Esta experiencia tan íntima termina por penetrar con una mayor profundidad en la inmensidad del amor de Dios y de todo el misterio de Dios, alcanzando una alegría espiritual que confiere auténtica paz, la cual se transmite entonces al exterior. Y por eso los santos viven la misma cruz con alegría, sin temor a la persecución y a ningún mal exterior.
Ayer la Iglesia celebraba a San Juan Crisóstomo, quien fue desterrado dos veces por denunciar públicamente la corrupción y las inmoralidades de la corte de Constantinopla en el siglo IV. Ante la persecución, afirmaba: “Decidme, ¿qué podemos temer? ¿La muerte? ‘Para mí la vida es Cristo y una ganancia el morir’. ¿El destierro? Del Señor es la tierra y cuanto la llena’. ¿La confiscación de los bienes? ‘Sin nada vinimos al mundo y sin nada nos iremos de él’. Yo me río de todo lo que es temible en este mundo y de sus bienes.

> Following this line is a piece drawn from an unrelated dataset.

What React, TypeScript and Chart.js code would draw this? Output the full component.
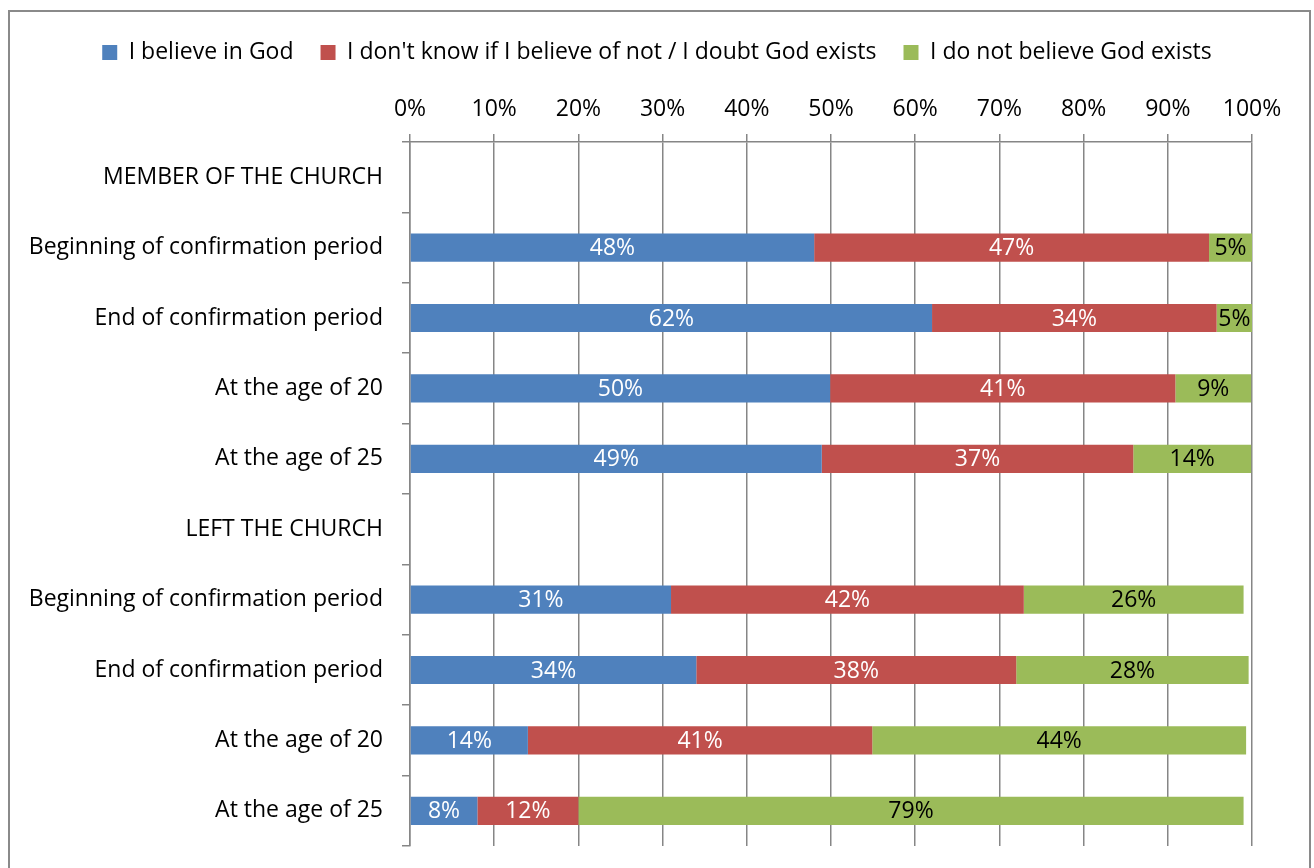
import React, { useEffect, useRef } from "react";
import { Chart, registerables } from "chart.js";

Chart.register(...registerables);

const categories = [
  "MEMBER OF THE CHURCH",
  "Beginning of confirmation period",
  "End of confirmation period",
  "At the age of 20",
  "At the age of 25",
  "LEFT THE CHURCH",
  "Beginning of confirmation period",
  "End of confirmation period",
  "At the age of 20",
  "At the age of 25",
];

const seriesNames = [
  "I believe in God",
  "I don't know if I believe of not / I doubt God exists",
  "I do not believe God exists",
];

const believe = [null, 48.0, 62.0, 49.9, 48.9, null, 31.0, 34.0, 14.0, 8.0];
const doubt = [null, 46.9, 33.8, 41.0, 37.0, null, 41.9, 38.0, 40.9, 12.0];
const notBelieve = [null, 5.1, 4.6, 9.0, 14.0, null, 26.1, 27.6, 44.4, 79.0];

const xTicks = [0, 10, 20, 30, 40, 50, 60, 70, 80, 90, 100];

const FONT = "'Open Sans', sans-serif";
const FS = 23;
const GRID = "#868686";

const barLabels = {
  id: "barLabels",
  afterDatasetsDraw(chart: any) {
    const ctx = chart.ctx;
    const area = chart.chartArea;
    ctx.save();
    ctx.font = `${FS}px ${FONT}`;
    ctx.textAlign = "center";
    ctx.textBaseline = "middle";
    chart.data.datasets.forEach((ds: any, i: number) => {
      const meta = chart.getDatasetMeta(i);
      meta.data.forEach((el: any, j: number) => {
        const v = ds.data[j];
        if (v == null) return;
        const x1 = Math.min(el.x, area.right);
        const x0 = Math.max(el.base, area.left);
        ctx.fillStyle = ds.labelColor;
        ctx.fillText(Math.round(v) + "%", (x0 + x1) / 2, el.y + 1);
      });
    });
    ctx.restore();
  },
};

const legendHeight = {
  id: "legendHeight",
  beforeInit(chart: any) {
    const lg = chart.legend;
    if (!lg) return;
    const orig = lg.fit;
    lg.fit = function () {
      orig.call(this);
      this.height = 76;
    };
  },
};

export default function App() {
  const ref = useRef<HTMLCanvasElement | null>(null);
  useEffect(() => {
    if (!ref.current) return;
    const chart = new Chart(ref.current, {
      type: "bar",
      data: {
        labels: categories,
        datasets: [
          { label: seriesNames[0], data: believe, backgroundColor: "#4F81BD", labelColor: "#ffffff" } as any,
          { label: seriesNames[1], data: doubt, backgroundColor: "#C0504D", labelColor: "#ffffff" } as any,
          { label: seriesNames[2], data: notBelieve, backgroundColor: "#9BBB59", labelColor: "#000000" } as any,
        ],
      },
      options: {
        indexAxis: "y",
        responsive: false,
        animation: false,
        devicePixelRatio: 1,
        layout: { autoPadding: false, padding: { top: 14, left: 0, right: 0, bottom: 22 } },
        datasets: { bar: { barPercentage: 0.4, categoryPercentage: 1 } },
        plugins: {
          tooltip: { enabled: false },
          legend: {
            position: "top",
            align: "center",
            labels: {
              boxWidth: 15,
              boxHeight: 15,
              padding: 27,
              color: "#000",
              font: { family: FONT, size: FS },
            },
          },
        },
        scales: {
          x: {
            type: "linear",
            position: "top",
            stacked: true,
            min: 0,
            max: 100,
            afterBuildTicks: (s: any) => {
              s.ticks = xTicks.map((v) => ({ value: v }));
            },
            afterFit: (s: any) => {
              s.height = 52;
            },
            ticks: {
              callback: (v: any) => v + "%",
              color: "#000",
              padding: 11,
              font: { family: FONT, size: FS },
              maxRotation: 0,
            },
            grid: { color: GRID, lineWidth: 1.5, tickLength: 8, drawTicks: true },
            border: { display: true, color: GRID, width: 1.5 },
          },
          y: {
            type: "category",
            position: "left",
            stacked: true,
            afterFit: (s: any) => {
              s.width = 410;
              s.paddingTop = 0;
              s.paddingBottom = 0;
            },
            ticks: {
              color: "#000",
              padding: 19,
              font: { family: FONT, size: FS },
              autoSkip: false,
            },
            grid: { drawOnChartArea: false, color: GRID, lineWidth: 1.5, tickLength: 8, offset: true },
            border: { display: true, color: GRID, width: 1.5 },
          },
          yRight: {
            type: "category",
            position: "right",
            afterFit: (s: any) => {
              s.width = 62;
              s.paddingTop = 0;
              s.paddingBottom = 0;
            },
            ticks: { display: false },
            grid: { display: false },
            border: { display: false },
          },
        },
      },
      plugins: [barLabels, legendHeight],
    } as any);
    return () => chart.destroy();
  }, []);

  return (
    <div style={{ position: "fixed", left: 0, top: 0, width: 1314, height: 868, overflow: "hidden", background: "#fff" }}>
      <div
        style={{
          position: "absolute",
          left: 8,
          top: 10,
          width: 1303,
          height: 900,
          border: "2px solid #8a8a8a",
          boxSizing: "border-box",
        }}
      />
      <canvas ref={ref} width={1314} height={868} style={{ position: "absolute", left: 0, top: 0 }} />
    </div>
  );
}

No temo la muerte ni envidio las riquezas. […] Aunque se turbe el mundo entero, yo leo esta palabra escrita que llevo conmigo, porque ella es mi muro y mi defensa. ¿Qué es lo que ella me dice? ‘Yo estoy con vosotros todos los días, hasta el fin del mundo’. Cristo está conmigo, ¿qué puedo temer? Que vengan a asaltarme las olas del mar y la ira de los poderosos; todo eso no pesa más que una tela de araña” (Homilía antes de partir al exilio).
A este respecto, cabe recordar y aplicarnos a nosotros mismos lo que Santa Maravillas de Jesús, de quien el próximo 12 de octubre se cumplirán cien años de su ingreso en el Carmelo de El Escorial, decía acerca de los momentos difíciles y de persecución que atravesaban sus carmelitas: “Cuando nos preguntan si estamos preocupadas, si tenemos miedo, me suena tan raro, me parece que tiene tan poca importancia cuanto a nosotras nos pueda pasar, y que sólo la tiene la gloria de Dios, y esto me pasa con lo del mundo” (Carta 336).
Abracémonos, pues, a la Cruz, “el signo de la vida”, como la denominó el papa San Gregorio Magno (Diálogos II, 3), y en la Cruz abracémonos a María, quien permaneció fiel a los pies de su Hijo crucificado y nos recibió como hijos en la persona de San Juan Evangelista.